Three Platings of Farro Pudding
25 Feb 2007

Is it just me, of have you also noticed farro popping up on all sorts of menus lately. Maybe it's just a Seattle thing, but it seems that all the cool chef's are doing it, much to my delight. I love the nubby little Italian grain, and have had it in savory dishes in at least three or four restaurants in the last month, usually cooked up as a risotto-like accompaniment to a hearty game meat, but on occasion, as the focal point of the dish. Most memorably was Madison Park Cafe chef Amanda Zimlich's gorgeously rich Shiitake mushroom & farro risotto with wild onions, roasted root veggies and a sinful amount of Washington grown truffles. All these savory farro dishes left me satisfied, but also pondering a sweeter version. The grain holds up beautifully being slow cooked, releasing just the right amount of starch and getting soft but not mushy and maintains a full, nutty flavor... perfect for a whole-grain "rice" pudding. After searching through a whole stack of cookbooks in search of the perfect recipe to start from, I narrowed it down to The Sweet Life's Coconut-cardamon rice pudding and the Risotto Pudding Brûlée in Donna Hay's Entertaining. As tempting as the Zuckerman recipe sounded, I really had my head set on a strong vanilla scent. The coconut will have to wait for a different occasion. Substituting farro does require a bit of a change in cooking time. Unlike rice, farro takes much longer to soften and absorb the liquid being cooked in, so you'll need to allot more time if you are substituting it in other recipes. Also, don't expect the farro to break down to the silky smooth texture you'd get in a risotto. The farro berries will maintain more of their original shape, and keep a bit of a bite to them even when softened. I love the chew this imparts to the dishes, but if you like an almost-paste like rice pudding, you'll probably do best to skip this recipe.

As I whipped up the pudding, I decided that in addition to the brûlée presentation, I'd also do something a bit simpler and a bit more lavish. For the simple, what could be better than the pudding, still warm with a few fresh blueberries tossed in for a bit of added sweetness? Not much in my book. This is a perfect breakfast (if I ate breakfast) treat, warm and hearty with just the right hint of fruit and vanilla.
The brûlée was equally delicious. Not having a brûlée iron made the whole process a bit tricky, as I faked it by holding the sugar coated pudding up about 2 cm from the broiler to crisp up the top. It worked, but the sugar really needs the direct heat to quickly caramelize it without heating up the underlying pudding, which tends to release a bit of oil.
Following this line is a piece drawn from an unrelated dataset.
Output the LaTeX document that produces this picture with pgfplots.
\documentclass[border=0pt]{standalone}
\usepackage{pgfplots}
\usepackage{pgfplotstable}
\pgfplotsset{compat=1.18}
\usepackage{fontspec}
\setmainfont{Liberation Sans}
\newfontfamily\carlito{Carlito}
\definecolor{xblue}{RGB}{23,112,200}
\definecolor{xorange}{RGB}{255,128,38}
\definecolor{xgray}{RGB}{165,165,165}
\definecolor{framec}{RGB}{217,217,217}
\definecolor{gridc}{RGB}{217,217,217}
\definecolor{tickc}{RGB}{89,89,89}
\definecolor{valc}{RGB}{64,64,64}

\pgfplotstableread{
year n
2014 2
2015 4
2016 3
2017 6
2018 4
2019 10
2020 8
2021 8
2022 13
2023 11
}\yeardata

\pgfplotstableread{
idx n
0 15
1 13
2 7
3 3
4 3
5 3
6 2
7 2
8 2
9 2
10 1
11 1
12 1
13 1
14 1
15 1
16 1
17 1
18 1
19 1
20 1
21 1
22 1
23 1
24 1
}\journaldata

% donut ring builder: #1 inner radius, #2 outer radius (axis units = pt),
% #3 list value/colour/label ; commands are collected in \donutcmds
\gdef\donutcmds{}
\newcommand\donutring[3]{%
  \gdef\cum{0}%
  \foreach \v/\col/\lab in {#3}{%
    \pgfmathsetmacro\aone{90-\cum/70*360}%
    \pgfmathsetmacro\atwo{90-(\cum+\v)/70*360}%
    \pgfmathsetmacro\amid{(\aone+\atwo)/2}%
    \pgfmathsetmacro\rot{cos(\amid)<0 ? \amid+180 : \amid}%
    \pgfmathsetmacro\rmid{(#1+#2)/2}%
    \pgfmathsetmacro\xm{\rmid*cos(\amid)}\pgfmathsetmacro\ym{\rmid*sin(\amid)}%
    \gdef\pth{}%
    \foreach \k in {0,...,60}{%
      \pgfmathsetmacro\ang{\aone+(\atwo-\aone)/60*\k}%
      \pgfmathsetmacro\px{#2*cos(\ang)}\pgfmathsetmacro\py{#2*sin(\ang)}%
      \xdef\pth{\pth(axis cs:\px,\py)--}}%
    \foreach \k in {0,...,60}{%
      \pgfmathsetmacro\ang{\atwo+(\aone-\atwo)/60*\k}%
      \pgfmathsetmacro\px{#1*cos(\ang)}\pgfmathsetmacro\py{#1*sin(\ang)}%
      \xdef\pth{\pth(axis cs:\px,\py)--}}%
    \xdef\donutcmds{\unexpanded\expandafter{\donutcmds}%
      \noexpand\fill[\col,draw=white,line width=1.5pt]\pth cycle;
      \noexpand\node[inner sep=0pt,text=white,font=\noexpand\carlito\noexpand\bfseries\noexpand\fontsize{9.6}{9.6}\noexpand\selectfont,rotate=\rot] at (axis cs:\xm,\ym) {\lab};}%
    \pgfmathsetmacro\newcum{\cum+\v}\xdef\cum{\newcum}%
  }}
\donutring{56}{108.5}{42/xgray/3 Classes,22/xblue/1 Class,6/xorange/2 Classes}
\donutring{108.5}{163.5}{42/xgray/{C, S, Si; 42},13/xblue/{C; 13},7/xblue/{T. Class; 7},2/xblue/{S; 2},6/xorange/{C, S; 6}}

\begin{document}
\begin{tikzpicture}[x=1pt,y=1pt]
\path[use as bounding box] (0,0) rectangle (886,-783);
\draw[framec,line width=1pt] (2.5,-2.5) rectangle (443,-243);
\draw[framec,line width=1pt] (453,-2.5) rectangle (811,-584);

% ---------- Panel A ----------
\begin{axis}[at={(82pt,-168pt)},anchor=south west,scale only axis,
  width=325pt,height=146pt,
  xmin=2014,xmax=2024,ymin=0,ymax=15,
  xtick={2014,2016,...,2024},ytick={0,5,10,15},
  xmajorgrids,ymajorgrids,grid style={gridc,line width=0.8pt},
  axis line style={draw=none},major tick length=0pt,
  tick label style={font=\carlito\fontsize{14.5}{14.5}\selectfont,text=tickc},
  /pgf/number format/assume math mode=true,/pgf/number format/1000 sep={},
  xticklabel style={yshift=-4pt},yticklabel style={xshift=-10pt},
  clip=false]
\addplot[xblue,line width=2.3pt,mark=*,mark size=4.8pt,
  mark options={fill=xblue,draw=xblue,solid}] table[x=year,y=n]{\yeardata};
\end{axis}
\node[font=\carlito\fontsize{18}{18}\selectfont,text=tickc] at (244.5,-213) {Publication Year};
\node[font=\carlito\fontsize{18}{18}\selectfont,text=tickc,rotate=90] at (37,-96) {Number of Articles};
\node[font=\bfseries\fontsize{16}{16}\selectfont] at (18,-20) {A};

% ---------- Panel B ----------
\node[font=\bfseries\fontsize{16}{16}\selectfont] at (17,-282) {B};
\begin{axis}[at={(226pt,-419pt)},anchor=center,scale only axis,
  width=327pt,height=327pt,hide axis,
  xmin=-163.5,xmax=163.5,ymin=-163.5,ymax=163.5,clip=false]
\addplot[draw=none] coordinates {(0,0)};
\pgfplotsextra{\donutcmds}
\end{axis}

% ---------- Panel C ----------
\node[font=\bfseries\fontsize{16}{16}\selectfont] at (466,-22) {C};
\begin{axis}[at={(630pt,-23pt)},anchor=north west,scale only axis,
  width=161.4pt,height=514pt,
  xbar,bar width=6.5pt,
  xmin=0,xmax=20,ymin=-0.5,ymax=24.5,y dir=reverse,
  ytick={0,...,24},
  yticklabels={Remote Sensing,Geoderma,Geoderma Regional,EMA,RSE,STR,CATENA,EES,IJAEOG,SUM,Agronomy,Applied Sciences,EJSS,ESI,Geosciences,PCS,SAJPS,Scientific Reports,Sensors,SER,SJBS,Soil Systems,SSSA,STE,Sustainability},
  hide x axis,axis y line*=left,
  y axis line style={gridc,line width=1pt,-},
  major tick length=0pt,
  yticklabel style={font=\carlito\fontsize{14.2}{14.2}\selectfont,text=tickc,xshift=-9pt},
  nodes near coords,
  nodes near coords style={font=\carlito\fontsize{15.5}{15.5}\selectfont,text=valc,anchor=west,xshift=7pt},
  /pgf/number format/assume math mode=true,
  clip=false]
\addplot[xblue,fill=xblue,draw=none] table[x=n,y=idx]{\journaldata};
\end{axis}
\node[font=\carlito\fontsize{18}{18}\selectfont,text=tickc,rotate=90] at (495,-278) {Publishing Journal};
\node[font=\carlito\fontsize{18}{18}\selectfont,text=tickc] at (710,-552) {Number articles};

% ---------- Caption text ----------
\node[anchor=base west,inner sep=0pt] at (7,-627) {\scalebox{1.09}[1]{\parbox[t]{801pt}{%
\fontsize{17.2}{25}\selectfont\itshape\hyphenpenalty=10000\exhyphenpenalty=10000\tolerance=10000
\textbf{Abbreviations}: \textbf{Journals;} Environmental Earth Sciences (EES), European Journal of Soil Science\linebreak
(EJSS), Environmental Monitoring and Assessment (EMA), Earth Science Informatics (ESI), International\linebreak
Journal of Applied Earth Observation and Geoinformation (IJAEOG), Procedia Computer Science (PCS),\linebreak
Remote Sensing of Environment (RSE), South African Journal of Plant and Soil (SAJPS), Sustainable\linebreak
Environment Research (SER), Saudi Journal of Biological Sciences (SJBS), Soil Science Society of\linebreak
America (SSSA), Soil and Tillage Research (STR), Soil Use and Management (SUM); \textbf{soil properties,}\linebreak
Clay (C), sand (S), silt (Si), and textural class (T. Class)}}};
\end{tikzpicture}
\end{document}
If you go this route, definitely use a kitchen torch or a brûlée iron for best results. When you do, you'll end up with a gorgeous golden brown crust to your creamy and chewy pudding.
Finally, for a bit of show, I decided to make a chilled version that was formed with a mold, topped with some freshly sliced Page mandarins, and drizzled with a blood orange reduction. It looks impressive, with the bright orangey-red of the syrup, the bright orange of the mandarins and the vanilla flakes clearly making their presence known in the pudding, but it is simpler to throw together than you might think. And the flavor is brilliant. The sharp sweet citrus and the mellow nutty/vanilla of the pudding are a match made in heaven's kitchen.
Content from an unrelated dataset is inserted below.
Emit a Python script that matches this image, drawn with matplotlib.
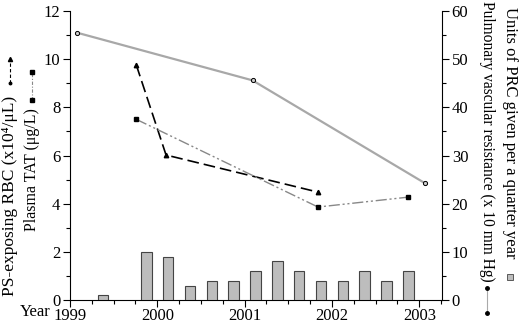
import matplotlib
matplotlib.use("Agg")
import matplotlib.pyplot as plt
from matplotlib.lines import Line2D
from matplotlib.ticker import MultipleLocator

plt.rcParams['font.family'] = ['Liberation Serif', 'DejaVu Serif']
plt.rcParams['font.size'] = 12

# quarterly PRC units (right axis)
prc_x = [1999.375, 1999.875, 2000.125, 2000.375, 2000.625, 2000.875, 2001.125,
         2001.375, 2001.625, 2001.875, 2002.125, 2002.375, 2002.625, 2002.875]
prc_units = [1, 10, 9, 3, 4, 4, 6, 8, 6, 4, 4, 6, 4, 6]

# pulmonary vascular resistance (right axis)
pvr_x = [1999.08, 2001.09, 2003.06]
pvr = [55.5, 45.6, 24.3]

# PS-exposing RBC (left axis)
rbc_x = [1999.76, 2000.10, 2001.84]
rbc = [9.75, 6.02, 4.48]

# plasma TAT (left axis)
tat_x = [1999.76, 2001.84, 2002.87]
tat = [7.5, 3.86, 4.27]

years = [1999, 2000, 2001, 2002, 2003]

W, H = 520, 323
fig = plt.figure(figsize=(5.2, 3.23), dpi=100)
ax = fig.add_axes([70 / W, 1 - 300 / H, 372 / W, 289 / H])
ax2 = ax.twinx()

ax2.bar(prc_x, prc_units, width=0.12, color='#bdbdbd', edgecolor='#444444', linewidth=0.8)
ax2.plot(pvr_x, pvr, color='#a8a8a8', lw=1.6, marker='o', ms=3,
         mfc='#cccccc', mec='black', mew=0.7)

ax.plot(rbc_x, rbc, color='black', lw=1.2, dashes=(7, 3), marker='^', ms=3.2)
ax.plot(tat_x, tat, color='#888888', lw=1.0, dashes=(8, 2, 1.5, 2, 1.5, 2),
        marker='s', ms=3.2, mfc='black', mec='black')

ax.set_xlim(1999, 2003.26)
ax.set_ylim(0, 12)
ax2.set_ylim(0, 60)
ax.set_xticks(years)
ax.set_xticklabels([str(y) for y in years])
ax.xaxis.set_minor_locator(MultipleLocator(0.25))
ax.yaxis.set_major_locator(MultipleLocator(2))
ax.yaxis.set_minor_locator(MultipleLocator(1))
ax2.yaxis.set_major_locator(MultipleLocator(10))
ax2.yaxis.set_minor_locator(MultipleLocator(5))

for a in (ax, ax2):
    a.spines['top'].set_visible(False)
    a.tick_params(which='major', length=5, width=0.8, labelsize=12, pad=2)
    a.tick_params(which='minor', length=3, width=0.8)
ax.tick_params(axis='x', pad=1)
ax.spines['right'].set_visible(False)
ax2.spines['left'].set_visible(False)
ax2.spines['bottom'].set_visible(False)

fig.text(35 / W, 1 - 312 / H, 'Year', ha='center', va='center', fontsize=12)

# left-side labels with legend keys
fig.text(10 / W, 1 - 196 / H, 'PS-exposing RBC (x10\u2074/\u03bcL)', rotation=90,
         ha='center', va='center', fontsize=12.5)
fig.text(32 / W, 1 - 170 / H, 'Plasma TAT (\u03bcg/L)', rotation=90,
         ha='center', va='center', fontsize=11.5)
fig.add_artist(Line2D([10 / W, 10 / W], [1 - 83 / H, 1 - 60 / H], transform=fig.transFigure,
                      color='black', lw=0.8, dashes=(3, 2)))
fig.add_artist(Line2D([10 / W], [1 - 59 / H], transform=fig.transFigure,
                      color='black', marker='^', ms=3))
fig.add_artist(Line2D([10 / W], [1 - 83 / H], transform=fig.transFigure,
                      color='black', marker='o', ms=1.8))
fig.add_artist(Line2D([32 / W, 32 / W], [1 - 100 / H, 1 - 72 / H], transform=fig.transFigure,
                      color='#888888', lw=0.8, dashes=(3, 1.5, 1, 1.5)))
fig.add_artist(Line2D([32 / W, 32 / W], [1 - 100 / H, 1 - 72 / H], transform=fig.transFigure,
                      color='black', marker='s', ms=3, lw=0))

# right-side labels with legend keys
fig.text(510 / W, 1 - 133 / H, 'Units of PRC given per a quarter year', rotation=270,
         ha='center', va='center', fontsize=12)
fig.text(487 / W, 1 - 141 / H, 'Pulmonary vascular resistance (x 10 mm Hg)', rotation=270,
         ha='center', va='center', fontsize=11.2)
fig.add_artist(Line2D([510 / W], [1 - 277 / H], transform=fig.transFigure,
                      color='#bdbdbd', marker='s', ms=5, mec='#444444', mew=0.6))
fig.add_artist(Line2D([487 / W, 487 / W], [1 - 288 / H, 1 - 313 / H], transform=fig.transFigure,
                      color='#aaaaaa', lw=0.8, marker='o', ms=2.5, mfc='black', mec='black'))

fig.savefig('out.png', dpi=100)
Vanilla Farro-Risotto Pudding (Adapted from Donna Hay Entertaining) Serves 4 to 6 2 cups water 2 cups milk 2 T butter 1 cup farro 2 split vanilla beans 3 T sugar 2 t vanilla extract 1 cup cream 2 egg yolks Whisk the water and milk together, and bring to a low simmer in a heavy bottomed pot over medium heat. In a separate pot, heat the butter until just melted, then add the farro and cook for about 5 minutes. Add the vanilla beans, and stir. Then, start to pour the milk/water mixture into the farrow about a 1/2 cup at a time. Between additions, stir well until the liquid is absorbed. Repeat until all the milk/water mixture is well incorporated and absorbed. This will likely take about 30 to 40 minutes. Remove the vanilla beans, and add the sugar and vanilla extract. Whisk together the cream and egg yolks in a separate dish. Then, slowly add to the farro, stirring until it is well absorbed. The the texture of the mixture should be fairly thick and creamy with the farro grains still holding their shape but al dente. At this point, the pudding is ready to eat. To brûlée, place the pudding in the dish to serve, and sprinkle with casters sugar. Torch the top, or run a hot brûlée iron over the sugar until it melts and is golden. Allow to cool slightly before serving. If you want to serve with the syrup, combine the juice of two to four blood oranges and around 1/4 cup of sugar together and heat over moderate heat it starts to thicken slightly... it will thicken more as it cools.